Всю тяжесть обвинения за отсутствие религиозного сознания сваливать на русскую интеллигенцию было бы несправедливо. История европейской государственности вообще и русской в частности установила слишком тесную, почти неразрывную связь между религиозными, в особенности «христианскими» идеями, с одной стороны, и самыми грубыми формами общественной неправды и политического гнета, — с другой. Религия и реакция сделались почти неразличимыми синонимами. Кажется, довольно произнести слово Бог, чтобы многоголосное эхо в веках и народах ответило: гнет. Это кощунственное превращение имени Божиего в главную гайку, которой привинчиваются к духу и плоти так называемого «христианского» человечества всевозможные колодки, кандалы и другие более или менее усовершенствованные орудия порабощения есть одно из величайших всемирно-исторических преступлений. Но ежели нельзя обвинять русскую интеллигенцию, то не следует и потворствовать ей в этом невольном заблуждении. Давно пора обличить эту людьми освященную, Богом проклятую связь христианства с политическим произволом, учения истины и свободы — с учением лжи и насилия.
Как бы то ни было, но «религия человечества» без Бога, религия человечества, только человечества всегда была и есть доныне бессознательная религия русской интеллигенции.
Чехов и Горький — первые сознательные учителя и пророки этой религии.
«Человек — вот правда. В этом — все начала и концы. Все в человеке, все для человека. Существует только человек». «Истинный Шекинах (Бог) есть человек».

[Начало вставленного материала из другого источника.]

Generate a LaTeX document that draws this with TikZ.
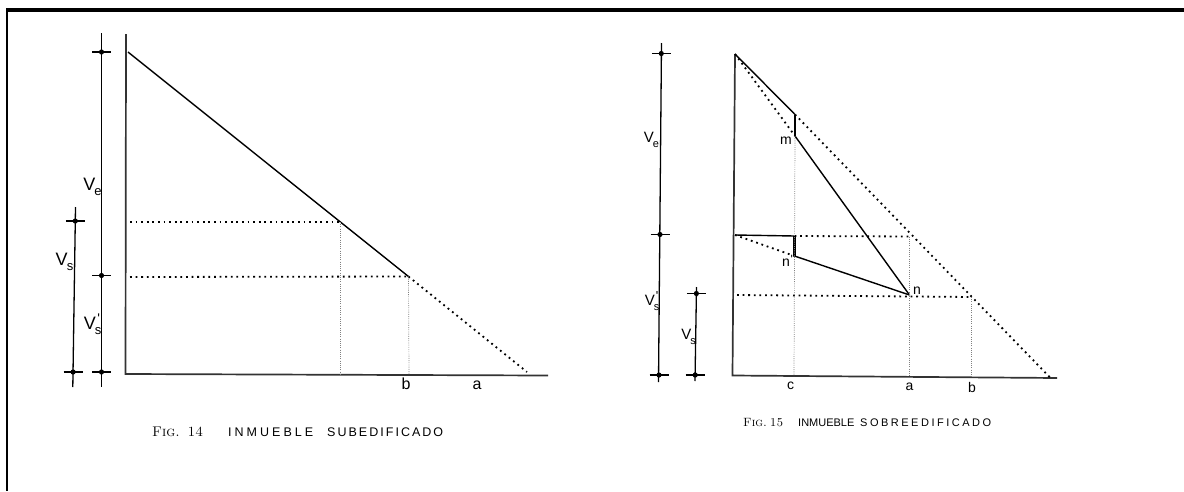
\documentclass[tikz,border=0pt]{standalone}
\usepackage{fontspec}
\newfontfamily\lab{Liberation Sans}
\usetikzlibrary{calc}
\begin{document}
\begin{tikzpicture}[x=1pt,y=-1pt,
  mainln/.style={line width=1.4pt, black},
  axisln/.style={line width=1.7pt, black!80},
  heavydot/.style={line width=1.8pt, dash pattern=on 1.8pt off 3.8pt, black},
  finedot/.style={line width=0.7pt, dash pattern=on 0.9pt off 1.3pt, black!50},
  thickseg/.style={line width=2.6pt, black},
  scaleln/.style={line width=1.3pt, black},
  framelnA/.style={line width=3.5pt, black},
  framelnB/.style={line width=2.8pt, black},
  tickmark/.pic={\draw[scaleln] (-9.5,0)--(9.5,0); \fill (0,0) circle (2.6pt);},
  lblA/.style={inner sep=0pt, font=\lab\fontsize{18}{18}\selectfont},
  lblB/.style={inner sep=0pt, font=\lab\fontsize{15}{15}\selectfont},
  ltrA/.style={inner sep=0pt, font=\lab\fontsize{16}{16}\selectfont},
  ltrB/.style={inner sep=0pt, font=\lab\fontsize{14}{14}\selectfont},
  capt/.style={inner sep=0pt, anchor=west},
]
\useasboundingbox (0,0) rectangle (1184,491);
\fill[white] (0,0) rectangle (1184,491);
% frame
\coordinate (fTL) at (7,10);
\coordinate (fTR) at (1184,10);
\coordinate (fBL) at (7,491);
\draw[framelnA] (fTL) -- (fTR);
\draw[framelnB] ($(fTL)+(0,-1.7)$) -- (fBL);

% ================= FIG 14 =================
\coordinate (veT) at (101.5,33);
\coordinate (veB) at (101.5,387);
\coordinate (ve1) at (101.5,52);
\coordinate (ve2) at (101.5,275.5);
\coordinate (ve3) at (101.5,372);
\draw[scaleln] (veT) -- (veB);
\pic at (ve1) {tickmark};
\pic at (ve2) {tickmark};
\pic at (ve3) {tickmark};
\coordinate (vsT) at (75.5,207);
\coordinate (vsB) at (72.8,387);
\coordinate (vs1) at (75.3,221);
\coordinate (vs2) at (73.1,372);
\draw[scaleln] (vsT) -- (vsB);
\pic at (vs1) {tickmark};
\pic at (vs2) {tickmark};
\node[lblA] (lVe) at (92.5,187) {V\kern-1pt\raisebox{-5pt}{\fontsize{13}{13}\selectfont e}};
\node[lblA] (lVs) at (64.5,262) {V\kern-1pt\raisebox{-5pt}{\fontsize{13}{13}\selectfont s}};
\node[lblA] (lVsp) at (92,324) {V\kern-1pt\raisebox{-5pt}{\fontsize{13}{13}\selectfont s}\kern-4pt\raisebox{6pt}{\fontsize{14}{14}\selectfont '}};
% axes
\coordinate (A) at (126,34);
\coordinate (O) at (125.5,374);
\coordinate (X) at (548,375.5);
\draw[axisln] (A) -- (O) -- (X);
% diagonal
\coordinate (P) at (128,52);
\coordinate (Q) at (408.5,276.5);
\coordinate (R) at (527,372);
\coordinate (H1) at (340,222);
\coordinate (H1s) at (130,222);
\coordinate (Qs) at (130,277);
\coordinate (H1b) at (340,374);
\coordinate (Qb) at (409,374.5);
\draw[mainln] (P) -- (Q);
\draw[heavydot] (Q) -- (R);
\draw[heavydot] (H1s) -- (H1);
\draw[heavydot] (Qs) -- (Q);
\draw[finedot] (H1) -- (H1b);
\draw[finedot] (Q) -- (Qb);
\node[ltrA] (lb1) at (406,384) {b};
\node[ltrA] (la1) at (477,385) {a};
% caption
\node[capt] (fig14) at (152,432) {\makebox[51pt][s]{\fontsize{14}{14}\selectfont\scshape Fig.\hfill 14}};
\node[capt] (inm14) at (228,432) {\makebox[85pt][s]{\lab\fontsize{12.5}{12.5}\selectfont I\hfill N\hfill M\hfill U\hfill E\hfill B\hfill L\hfill E}};
\node[capt] (sub14) at (327,432) {\makebox[116pt][s]{\lab\fontsize{12.5}{12.5}\selectfont S\hfill U\hfill B\hfill E\hfill D\hfill I\hfill F\hfill I\hfill C\hfill A\hfill D\hfill O}};

% ================= FIG 15 =================
\coordinate (weT) at (661.5,43);
\coordinate (weB) at (658.5,382);
\coordinate (we1) at (661.3,53.5);
\coordinate (we2) at (660,234.5);
\coordinate (we3) at (659,375);
\draw[scaleln] (weT) -- (weB);
\pic at (we1) {tickmark};
\pic at (we2) {tickmark};
\pic at (we3) {tickmark};
\coordinate (wsT) at (696.5,287);
\coordinate (wsB) at (695,381);
\coordinate (ws1) at (696.4,293.5);
\coordinate (ws2) at (695.2,375);
\draw[scaleln] (wsT) -- (wsB);
\pic at (ws1) {tickmark};
\pic at (ws2) {tickmark};
\node[lblB] (mVe) at (651.5,140) {V\kern-1pt\raisebox{-4.5pt}{\fontsize{11}{11}\selectfont e}};
\node[lblB] (mVsp) at (651.5,301) {V\kern-1pt\raisebox{-4.5pt}{\fontsize{11}{11}\selectfont s}\kern-3.5pt\raisebox{5.5pt}{\fontsize{13}{13}\selectfont '}};
\node[lblB] (mVs) at (688.5,337) {V\kern-1pt\raisebox{-4.5pt}{\fontsize{11}{11}\selectfont s}};
% axes
\coordinate (T) at (735,54);
\coordinate (O2) at (732.5,375.5);
\coordinate (X2) at (1057,378);
\draw[axisln] (T) -- (O2) -- (X2);
% big diagonal
\coordinate (U1) at (795,114.5);
\coordinate (E) at (1050,377.5);
\draw[mainln] (T) -- (U1);
\draw[heavydot] (U1) -- (E);
% m - n line
\coordinate (M) at (795,136);
\coordinate (N) at (909.5,295);
\draw[heavydot] (T) -- (M);
\draw[thickseg] (U1) -- (M);
\draw[mainln] (M) -- (N);
% lower
\coordinate (L0) at (735,235);
\coordinate (C1) at (794.5,236);
\coordinate (Np) at (794.5,256);
\draw[mainln] (L0) -- (C1);
\draw[thickseg] (C1) -- (Np);
\draw[mainln] (Np) -- (N);
\draw[heavydot] (L0) -- (Np);
\coordinate (AT) at (912,236.5);
\draw[heavydot] (C1) -- (AT);
\coordinate (L1) at (737,295);
\coordinate (B) at (971,297);
\draw[heavydot] (L1) -- (B);
% verticals
\coordinate (Cb) at (794,376);
\coordinate (Atop) at (909.5,236.5);
\coordinate (Ab) at (909.5,377);
\coordinate (Bb) at (971,377.5);
\draw[finedot] (M) -- (Cb);
\draw[finedot] (Atop) -- (Ab);
\draw[finedot] (B) -- (Bb);
% labels
\node[ltrB] (lm) at (786,140.5) {m};
\node[ltrB] (lnp) at (787.5,261) {n\kern0.5pt\raisebox{3pt}{\fontsize{12}{12}\selectfont '}};
\node[ltrB] (ln) at (917,290.5) {n};
\node[ltrB] (lc) at (790.5,386) {c};
\node[ltrB] (la2) at (909.5,387) {a};
\node[ltrB] (lb2) at (972,387.5) {b};
% caption
\node[capt] (fig15) at (743,423) {\makebox[40pt][s]{\fontsize{12}{12}\selectfont\scshape Fig.\hfill 15}};
\node[capt] (inm15) at (798,423) {\makebox[56pt][s]{\lab\fontsize{11}{11}\selectfont I\hfill N\hfill M\hfill U\hfill E\hfill B\hfill L\hfill E}};
\node[capt] (sob15) at (860,423) {\makebox[131pt][s]{\lab\fontsize{11}{11}\selectfont S\hfill O\hfill B\hfill R\hfill E\hfill E\hfill D\hfill I\hfill F\hfill I\hfill C\hfill A\hfill D\hfill O}};
\end{tikzpicture}
\end{document}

Таково исповедание Горького. А вот оно же у Чехова:
«Человек должен сознавать себя выше львов, тигров, звезд, выше всего в природе, даже выше того, что непонятно и кажется чудесным». «Мы высшие существа и, если бы в самом деле мы познали всю силу человеческого гения, мы стали бы как боги».
В обоих исповеданиях есть недосказанность: ежели «существует только человек», ежели человек сам для себя единственная правда, единственный Бог, то что такое Бог вне человека? На этот вопрос у Чехова и Горького ответа нет, — не потому ли, что он слишком ясен?